Tous ceux et toutes celles qui ont connu le professeur Jean Saint-Vil étaient séduits par sa grande facilité d’écriture. En un très court laps de temps, il était capable de produire un texte poétique de qualité, d’écrire un article de vulgarisation scientifique ou de synthèse dans le strict respect des règles de l’art. Aussi, écrivait-il sur des sujets les plus variés à un rythme vertigineux. Toutes les questions d’importance lui servaient de prétexte pour produire des réflexions bien pensées, capables d’éclairer la lanterne de plus d’un. Ses articles sur l’épidémie de gale, le choléra, la sécurité alimentaire, la dégradation environnementale, la crise du pétrole en Haïti, les filières culturelles en Haïti peuvent en témoigner. Mais sans être un spécialiste de la poésie, je suis porté à croire que c’est dans ce domaine qu’il a laissé une œuvre vraiment considérable. Sans aucun doute, il a laissé en chantier un nombre considérable de poèmes, de discours et d’articles.

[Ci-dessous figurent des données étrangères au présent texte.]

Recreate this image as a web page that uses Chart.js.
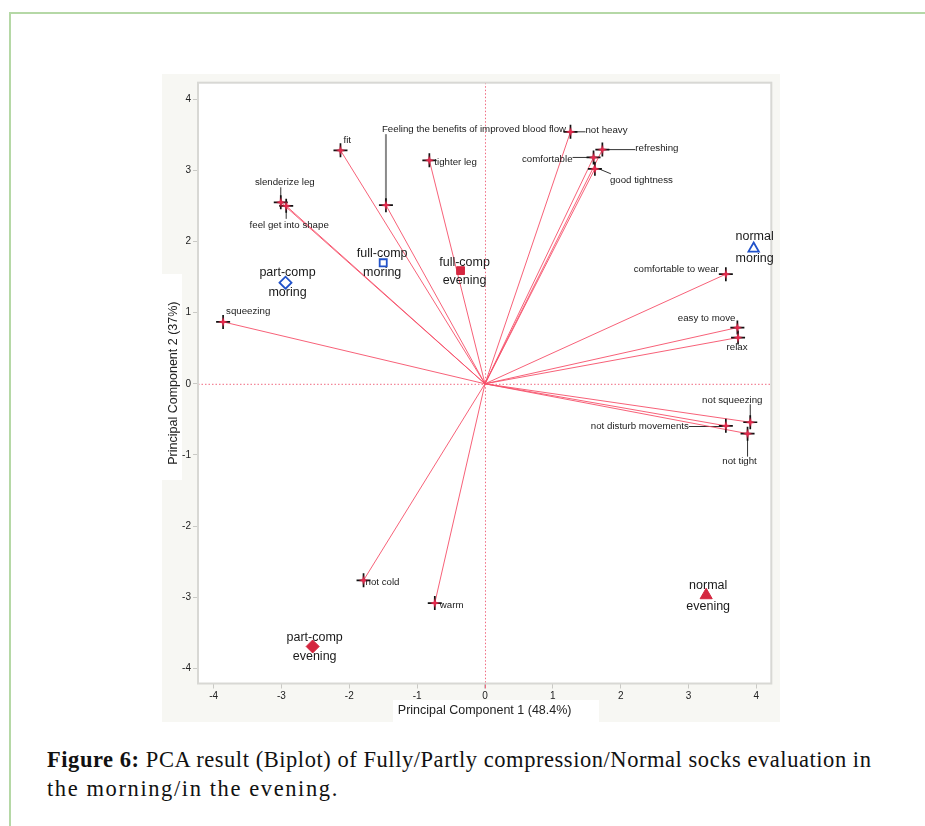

Jean Saint-Vil s’était donné pour discipline d’écrire chaque jour à longueur d’année. Il paraissait s’enivrer de plaisir, connaître ses moments de béatitude, chaque fois qu’il s’attablait pour écrire ses poèmes et laisser courir son imagination à travers ses morceaux de prose poétique. On comprend alors pourquoi, il écrivait dans l’un de ses poèmes :

« Il faut bien que je pense
Pour que germent des idées
Il faut bien que j’écrive
Pour coucher des idées
Il faut bien que je pleure
Pour enterrer des idées
Il faut bien que je parle
Pour pousser des idées
Vers une porte de sortie »

Je ne sais pourquoi il semblait faire confiance à mes pulsions émotionnelles, à ma sensibilité pour pouvoir apprécier la qualité de ses textes poétiques car il me demandait souvent de lui exprimer une juste appréciation de quelques-uns de ses poèmes. Ce qui frappe dans sa poésie, c’est la facilité avec laquelle elle se laisse lire. Pas d’expressions loufoques et de passages hermétiques. Bon nombre de ses courts poèmes me font penser à ceux du poète français Paul Eluard comme « La courbe de tes yeux » et « Liberté » en ce qui concerne leur rythme, leur message et leur musicalité.  L’amour a été de loin le thème qui a dominé son œuvre poétique. Il paraissait envahir tout son être, chaque cellule de son corps. Mais, il ne dédaignait pas pour autant de se pencher sur des sujets graves, sur les calamités du pays. Il a été presque toujours bien inspiré pour traduire ses sentiments et ses pensées avec élégance. Je lui avais recommandé à maintes reprises de s’associer avec des musicien(s) pour mettre en musique quelques-uns de ces poèmes qui s’apparentent déjà, par leur rythme et la musicalité de l’arrangement des mots, à des chansons afin de leur donner non seulement un plus grand souffle mais aussi une plus grande popularité.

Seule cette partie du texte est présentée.